The Trafalgar Studios' resident director, Jamie Lloyd, has assembled a mightily impressive cast for this rare revival, and they're clearly having a ball. Simon Russell Beale's Roote is a hilariously blustering governor, with a touch of Captain Mainwaring in his frequently startled expression, eyes bulging like ping-pong balls. He is dogged by John Heffernan's camp, sardonic Lush and by John Simm's backstabbing Gibbs, smug and natty in a 1950s suit and horn rims. Indira Varma as the torpedo-breasted minx, Miss Cutts, deftly sends up the B-movie stereotype.
The snag is that in 1958 the fledgling playwright wasn't yet the master of powerfully spare dialogue. This production has its motor-mouthed longueurs as well as amusingly absurd verbal flourishes. Moreover, compared with the National Theatre's revival of a few years back, it's low on truly chilling menace.

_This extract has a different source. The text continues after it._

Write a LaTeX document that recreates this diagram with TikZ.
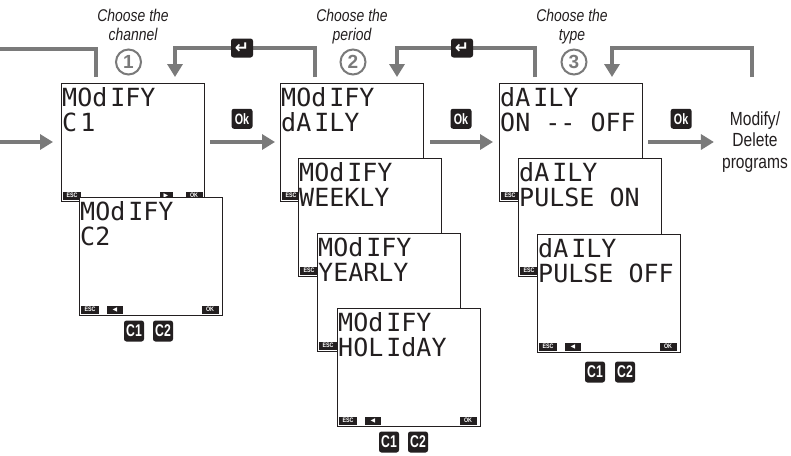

'Passion Play' (0844 871 7623) to 3 Aug; 'Larisa and the Merchants' (020-7503 1646) to 2 Jun; 'The Hothouse' (0844 871 7623) to 3 Aug
Critic's Choice
Conor McPherson's wonderful The Weir – set in an isolated Irish pub – is funny, tender and haunting if not hair-raisingly spooky, and is revived at London's Donmar Warehouse with Ardal O'Hanlon and Brian Cox (to 8 Jun). And director Andrew Hilton's highly commended Tobacco Factory production of Shakespeare's early comedy, Two Gentlemen of Verona, is touring to the Everyman, Cheltenham (Tue to Sat).